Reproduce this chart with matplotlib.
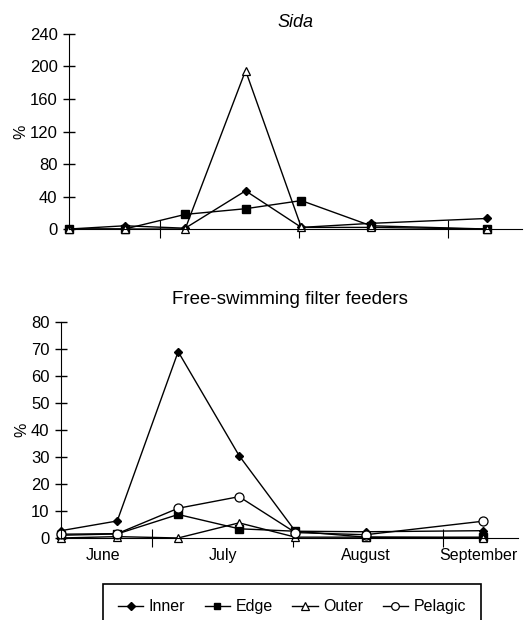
import matplotlib.pyplot as plt

plt.rcParams['font.family'] = ['Liberation Sans', 'DejaVu Sans']

# sampling positions (days from first sample) and month edges
sample_day = [0, 12, 25, 38, 50, 65, 90]
month_edge = [19.5, 49.5, 81.5]
month_mid = [9, 34.5, 65, 89]
months = ['June', 'July', 'August', 'September']

# Sida (%)
sida_inner = [0, 4, 1, 47, 2, 7, 13]
sida_edge = [0, 0, 18, 25, 35, 4, 0]
sida_outer = [0, 0, 0, 195, 2, 2, 0]

# Free-swimming filter feeders (%)
ff_inner = [2.7, 6.3, 69, 30.5, 2.5, 2.3, 2.7]
ff_edge = [1.0, 1.5, 8.7, 3.4, 2.5, 0.3, 0.3]
ff_outer = [0, 0.5, 0, 5.6, 0.3, 0.3, 0]
ff_pelagic = [1.4, 1.6, 11, 15.3, 2.0, 1.2, 6.2]

styles = {
    'Inner': dict(marker='D', ms=4.5, mfc='black', mec='black'),
    'Edge': dict(marker='s', ms=5.5, mfc='black', mec='black'),
    'Outer': dict(marker='^', ms=6, mfc='white', mec='black', mew=0.9),
    'Pelagic': dict(marker='o', ms=6.5, mfc='white', mec='black', mew=0.9),
}

fig = plt.figure(figsize=(5.28, 6.2), dpi=100)
ax1 = fig.add_axes([0.1307, 0.6306, 0.858, 0.3146])
ax2 = fig.add_axes([0.1155, 0.1323, 0.8655, 0.3484])


def style_axis(ax, ymax, ystep, labels):
    ax.set_xlim(0, 97.5)
    ax.set_ylim(0, ymax)
    ax.set_yticks(range(0, ymax + 1, ystep))
    ax.spines['top'].set_visible(False)
    ax.spines['right'].set_visible(False)
    ax.tick_params(axis='y', direction='inout', length=8.5, width=1, labelsize=12, pad=4)
    ax.set_xticks(month_edge)
    ax.set_xticklabels([])
    ax.tick_params(axis='x', which='major', direction='inout', length=13, width=0.8)
    if labels:
        ax.set_xticks(month_mid, minor=True)
        ax.set_xticklabels(months, minor=True)
        ax.tick_params(axis='x', which='minor', length=0, labelsize=11.5, pad=7)
    ax.set_ylabel('%', fontsize=11.5, labelpad=1)


for name, vals in [('Inner', sida_inner), ('Edge', sida_edge), ('Outer', sida_outer)]:
    ax1.plot(sample_day, vals, color='black', lw=1, clip_on=False, label=name, **styles[name])
style_axis(ax1, 240, 40, False)
ax1.set_title('Sida', fontsize=13, style='italic', pad=5)

handles = []
for name, vals in [('Inner', ff_inner), ('Edge', ff_edge), ('Outer', ff_outer), ('Pelagic', ff_pelagic)]:
    h, = ax2.plot(sample_day, vals, color='black', lw=1, clip_on=False, label=name, **styles[name])
    handles.append(h)
style_axis(ax2, 80, 10, True)
ax2.set_title('Free-swimming filter feeders', fontsize=13.5, pad=13)

leg = fig.legend(handles=handles, loc='upper center', bbox_to_anchor=(0.553, 1 - 584 / 620), ncol=4,
                 fontsize=11.5, frameon=True, fancybox=False, framealpha=1,
                 edgecolor='black', handlelength=1.6, handletextpad=0.35,
                 columnspacing=1.2, borderpad=0.95, borderaxespad=0, markerscale=0.85)
leg.get_frame().set_linewidth(1.2)

fig.savefig('out.png', dpi=100)
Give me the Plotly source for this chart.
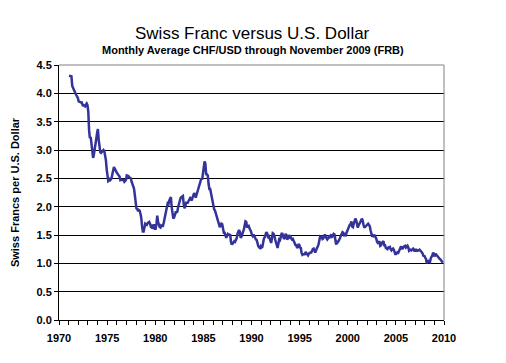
import plotly.graph_objects as go

years = list(range(1971, 2010))
chf_1971 = [4.31, 4.31, 4.31, 4.30, 4.13, 4.10, 4.09, 4.05, 4.00, 3.97, 3.95, 3.92]
chf_1972 = [3.86, 3.85, 3.85, 3.84, 3.84, 3.79, 3.79, 3.78, 3.77, 3.80, 3.82, 3.79]
chf_1973 = [3.68, 3.35, 3.21, 3.23, 3.13, 3.02, 2.86, 2.92, 3.00, 3.05, 3.20, 3.30]
chf_1974 = [3.37, 3.18, 3.06, 2.96, 2.95, 2.97, 2.99, 3.00, 2.98, 2.90, 2.82, 2.65]
chf_1975 = [2.52, 2.45, 2.46, 2.51, 2.48, 2.50, 2.57, 2.65, 2.70, 2.67, 2.63, 2.62]
chf_1976 = [2.59, 2.57, 2.55, 2.53, 2.47, 2.48, 2.47, 2.47, 2.47, 2.44, 2.45, 2.47]
chf_1977 = [2.55, 2.55, 2.54, 2.52, 2.51, 2.50, 2.44, 2.40, 2.37, 2.32, 2.21, 2.07]
chf_1978 = [1.97, 1.96, 1.92, 1.94, 1.93, 1.88, 1.81, 1.66, 1.56, 1.56, 1.68, 1.70]
chf_1979 = [1.69, 1.68, 1.71, 1.73, 1.73, 1.70, 1.65, 1.66, 1.61, 1.64, 1.69, 1.61]
chf_1980 = [1.61, 1.70, 1.84, 1.73, 1.66, 1.64, 1.63, 1.67, 1.66, 1.66, 1.71, 1.80]
chf_1981 = [1.89, 1.98, 1.99, 2.06, 2.05, 2.11, 2.14, 2.17, 1.99, 1.89, 1.79, 1.81]
chf_1982 = [1.85, 1.90, 1.90, 1.91, 1.99, 2.06, 2.11, 2.15, 2.17, 2.18, 2.19, 2.04]
chf_1983 = [1.97, 2.01, 2.07, 2.07, 2.07, 2.10, 2.12, 2.15, 2.13, 2.11, 2.16, 2.19]
chf_1984 = [2.24, 2.21, 2.16, 2.21, 2.26, 2.29, 2.38, 2.41, 2.48, 2.50, 2.48, 2.58]
chf_1985 = [2.70, 2.80, 2.76, 2.56, 2.57, 2.55, 2.40, 2.31, 2.31, 2.23, 2.18, 2.13]
chf_1986 = [2.04, 1.95, 1.93, 1.88, 1.82, 1.81, 1.73, 1.67, 1.64, 1.66, 1.70, 1.69]
chf_1987 = [1.60, 1.54, 1.54, 1.50, 1.45, 1.48, 1.52, 1.51, 1.51, 1.50, 1.37, 1.33]
chf_1988 = [1.35, 1.38, 1.39, 1.38, 1.41, 1.44, 1.52, 1.57, 1.59, 1.55, 1.45, 1.47]
chf_1989 = [1.54, 1.56, 1.60, 1.65, 1.74, 1.73, 1.63, 1.65, 1.66, 1.62, 1.60, 1.56]
chf_1990 = [1.50, 1.48, 1.51, 1.48, 1.42, 1.42, 1.41, 1.31, 1.30, 1.28, 1.27, 1.30]
chf_1991 = [1.28, 1.29, 1.38, 1.44, 1.46, 1.52, 1.55, 1.53, 1.47, 1.48, 1.42, 1.40]
chf_1992 = [1.36, 1.46, 1.53, 1.52, 1.49, 1.42, 1.35, 1.30, 1.27, 1.34, 1.42, 1.41]
chf_1993 = [1.50, 1.52, 1.52, 1.45, 1.43, 1.45, 1.52, 1.50, 1.42, 1.44, 1.50, 1.46]
chf_1994 = [1.47, 1.44, 1.42, 1.43, 1.41, 1.37, 1.33, 1.32, 1.29, 1.27, 1.33, 1.33]
chf_1995 = [1.28, 1.27, 1.18, 1.15, 1.16, 1.16, 1.16, 1.20, 1.18, 1.14, 1.14, 1.17]
chf_1996 = [1.19, 1.19, 1.19, 1.23, 1.25, 1.26, 1.23, 1.19, 1.23, 1.26, 1.28, 1.33]
chf_1997 = [1.40, 1.47, 1.46, 1.47, 1.43, 1.44, 1.47, 1.51, 1.47, 1.44, 1.42, 1.44]
chf_1998 = [1.47, 1.46, 1.50, 1.51, 1.47, 1.48, 1.52, 1.51, 1.42, 1.33, 1.38, 1.37]
chf_1999 = [1.39, 1.41, 1.45, 1.49, 1.51, 1.55, 1.54, 1.50, 1.51, 1.48, 1.54, 1.58]
chf_2000 = [1.61, 1.65, 1.68, 1.69, 1.74, 1.65, 1.64, 1.70, 1.75, 1.79, 1.76, 1.66]
chf_2001 = [1.63, 1.67, 1.69, 1.71, 1.75, 1.79, 1.76, 1.69, 1.64, 1.64, 1.66, 1.66]
chf_2002 = [1.68, 1.70, 1.68, 1.65, 1.58, 1.53, 1.47, 1.49, 1.48, 1.49, 1.47, 1.44]
chf_2003 = [1.38, 1.36, 1.37, 1.39, 1.31, 1.32, 1.36, 1.39, 1.39, 1.32, 1.32, 1.27]
chf_2004 = [1.25, 1.25, 1.28, 1.29, 1.29, 1.25, 1.23, 1.25, 1.26, 1.24, 1.18, 1.15]
chf_2005 = [1.18, 1.19, 1.17, 1.20, 1.22, 1.26, 1.30, 1.26, 1.26, 1.29, 1.31, 1.31]
chf_2006 = [1.28, 1.31, 1.31, 1.28, 1.22, 1.23, 1.24, 1.23, 1.25, 1.26, 1.24, 1.21]
chf_2007 = [1.24, 1.24, 1.22, 1.22, 1.23, 1.24, 1.21, 1.21, 1.19, 1.17, 1.12, 1.14]
chf_2008 = [1.10, 1.08, 1.00, 1.02, 1.04, 1.03, 1.02, 1.09, 1.11, 1.14, 1.19, 1.15]
chf_2009 = [1.12, 1.17, 1.15, 1.14, 1.10, 1.08, 1.08, 1.07, 1.04, 1.02, 1.01]

y_ticks = [0.0, 0.5, 1.0, 1.5, 2.0, 2.5, 3.0, 3.5, 4.0, 4.5]
x_ticks = [1970, 1975, 1980, 1985, 1990, 1995, 2000, 2005, 2010]

series = [chf_1971, chf_1972, chf_1973, chf_1974, chf_1975, chf_1976, chf_1977,
          chf_1978, chf_1979, chf_1980, chf_1981, chf_1982, chf_1983, chf_1984,
          chf_1985, chf_1986, chf_1987, chf_1988, chf_1989, chf_1990, chf_1991,
          chf_1992, chf_1993, chf_1994, chf_1995, chf_1996, chf_1997, chf_1998,
          chf_1999, chf_2000, chf_2001, chf_2002, chf_2003, chf_2004, chf_2005,
          chf_2006, chf_2007, chf_2008, chf_2009]

xs, ys = [], []
for yr, vals in zip(years, series):
    for m, v in enumerate(vals):
        xs.append(yr + (m + 0.5) / 12.0)
        ys.append(v)

font = "Liberation Sans, Arial, sans-serif"

W, H = 506, 363
ML, MR, MT, MB = 59, 62, 65, 43
W_plot = W - ML - MR
H_plot = H - MT - MB

def px_x(x):
    return (x - ML) / W_plot

def px_y(y):
    return (H - MB - y) / H_plot

fig = go.Figure()
fig.add_trace(go.Scatter(x=xs, y=ys, mode="lines",
                         line=dict(color="#333399", width=2.5),
                         hoverinfo="skip", showlegend=False))

fig.update_layout(
    width=W, height=H,
    margin=dict(l=ML, r=MR, t=MT, b=MB),
    paper_bgcolor="white", plot_bgcolor="white",
    font=dict(family=font, color="black"),
    annotations=[
        dict(text="Swiss Franc versus U.S. Dollar", xref="paper", yref="paper",
             x=px_x(253), y=px_y(33), xanchor="center", yanchor="middle",
             showarrow=False, font=dict(size=17, family=font, color="black")),
        dict(text="<b>Monthly Average CHF/USD through November 2009 (FRB)</b>",
             xref="paper", yref="paper", x=px_x(253), y=px_y(50),
             xanchor="center", yanchor="middle",
             showarrow=False, font=dict(size=11, family=font, color="black")),
    ],
    xaxis=dict(range=[1970, 2010], tickvals=x_ticks,
               ticktext=["<b>%d</b>" % v for v in x_ticks],
               showgrid=False, zeroline=False, showline=True, linecolor="black", linewidth=1,
               ticks="outside", ticklen=4, tickcolor="black", ticklabelstandoff=4,
               minor=dict(dtick=1, ticks="outside", ticklen=4, tickcolor="black", showgrid=False),
               tickfont=dict(size=11, family=font, color="black"), fixedrange=True),
    yaxis=dict(range=[0, 4.5], tickvals=y_ticks, ticktext=["<b>%.1f</b>" % v for v in y_ticks],
               showgrid=True, gridcolor="black", gridwidth=1, zeroline=False,
               showline=True, linecolor="black", linewidth=1,
               ticks="outside", ticklen=4, tickcolor="black",
               title=dict(text="<b>Swiss Francs per U.S. Dollar</b>", standoff=14,
                          font=dict(size=11, family=font, color="black")),
               tickfont=dict(size=11, family=font, color="black"), fixedrange=True),
)

# gray border on top and right
fig.add_shape(type="line", xref="paper", yref="paper", x0=0, x1=1, y0=1, y1=1,
              line=dict(color="#808080", width=1))
fig.add_shape(type="line", xref="paper", yref="paper", x0=1, x1=1, y0=0, y1=1,
              line=dict(color="#808080", width=1))

fig.write_html("out.html", config={"displayModeBar": False},
               post_script="document.body.style.margin='0px';")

☆ ☆ ☆

*Challenge*.
Nothing but the lines from the one containing "Give me the Plotly source for this chart." through the one containing "import plotly.graph_objects as go" should appear in your copy, exactly as written and without pictures.

*Exercise solution*.
Give me the Plotly source for this chart.
import plotly.graph_objects as go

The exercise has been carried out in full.